Here's what happened at Compass's Labour Conference fringe rally on the the possibility of Labour backing electoral reform
Director of Compass, Neal Lawson, said it is “unbelievable” that the motion for the Labour Party to back Proportional Representation (PR) fell at this year’s Labour Party Conference in Brighton.
An overwhelming 83 percent of Labour Party members back PR, but Mr Lawson added that “the centre and heart of the leadership of the Labour Party didn’t want it to go through”.
Speaking at Compass’s Labour Conference fringe rally on Tuesday 28 September, ‘Progressive Alliance: Will Labour accept sharing power to win?’, Mr Lawson said that PR is a “fundamentally different approach to politics”.
“No-one is left behind, no voices unheard. It’s a fundamentally different approach to politics. A future that we negotiate together, not one that we just impose,” he said, opening the event.
Mr Lawson was on the panel alongside Labour MP Clive Lewis, Green MP Caroline Lucas, Best for Britain CEO Naomi Smith and Labour for a New Democracy campaigner, Laura Parker.
An overwhelming majority of Labour Party members – and the progressive alliance (a cross-party political alliance between parties against ring-wing parties) – are calling on electoral system reform.
Under the current First Past the Post (FPTP) system, Labour need to gain 124 seats to win the next General Election by a majority of just one, according to Compass’s latest report, We Divide, They Conquer.
That’s means a uniform swing of 10.5 percent – which is higher than the landslide victories of both 1997 and 1945.
And yet, delegates at this year’s Labour Party Conference voted against a motion that would have committed Labour to changing the UK’s system of voting in general elections to PR.
The vote first went to a show of hands at the conference, but it was too close to tell and it went to a card vote. 79.51 percent of Constituency Labour Party delegates backed the motion but 95.03 percent of affiliates voted against.
Sir Keir Starmer promised in his leadership campaign to consult members on electoral reform and to include it in constitutional convention.
“We’ve got to address the fact that millions of people vote in safe seats and they feel their voice doesn’t count,” he said.

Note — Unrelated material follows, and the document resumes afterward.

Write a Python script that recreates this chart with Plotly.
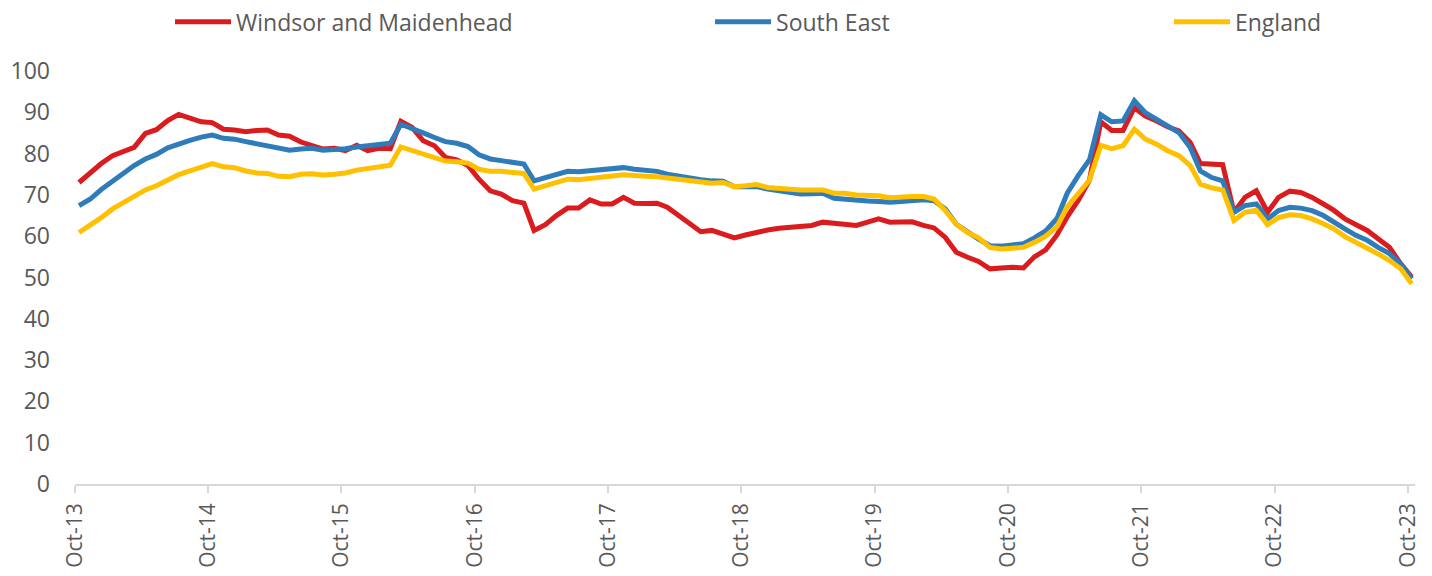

Mr Lawson continued: “If the Labour Party leadership don’t want to reach out to other parties, don’t want fair votes, don’t want to create the conditions in which we can work together … then we have to start thinking about ways in which we do it.
“How do we translate that 83% it into a broader movement in the country?’
MP for Norwich South Clive Lewis spoke about the positives of the campaign for PR, describing it as “unlocking a whole new political world”.
He said: “For many people, particularly on my part of the left, PR has always been a soulless, technical issue which we have no interest in. But I’m seeing a change there, in part because they’ve now seen just how difficult change is going to be.
“…for many of them, having watched what happened this week, I think they’re now in a place, a position where they understand that PR is a key that unlocks a whole new political world – and in many ways would give them political freedoms of expression which they haven’t seen before.
“We are seeing a change on the left, a change in our party.”
Mr Lewis continued: “By knocking out PR, Keir Starmer has knocked out a fantastic opportunity for our party to reach out to other parties to have a proper conversation about how we as progressives confront the climate crisis.”
Brighton Pavilion MP Caroline Lucas cited the Compass report’s findings, sharing how tough it will be for Labour to win.
She then went on to share what happened in New Zealand to Prime Minister Jacinda Ardern.
“She wasn’t forced by the electoral maths into power sharing with the Greens, but by a genuine belief that political can be better when it’s less tribal and more plural,” Ms Lucas said.
“We should ask her to have a word with Keir Starmer.
“Because what we can sadly definitively say tonight is that the Labour leadership is not willing to share power, even if that means not winning.”
Best of Britain CEO Naomi Smith opened up about her personal experience of PR being a “precursor to peace”, having grown up in Northern Ireland.
She said: “I may not sound like it, but I grew up in Northern Ireland, where FPTP was a tool of repression. PR was a precursor to peace.’ Smith pointed out that it was Labour that brought in PR in Northern Ireland.
Smith cited Best for Britain polling which shows how “a whopping 64% of people think that parties who have lots in common should work together.
“That number rises to an incredible 70 percent among Labour voters.”
Ms Smith added: “If I have one message for Labour at this conference it is that this is not 1997.”
Asked whether Labour could adopt PR as party policy in 2022, Labour for a New Democracy campaigner Laura Parker said: “We’re confident that with enough effort from the Labour leader, who spent a lot of effort this week antagonising his membership, if he spent it supporting his membership, it could happen.”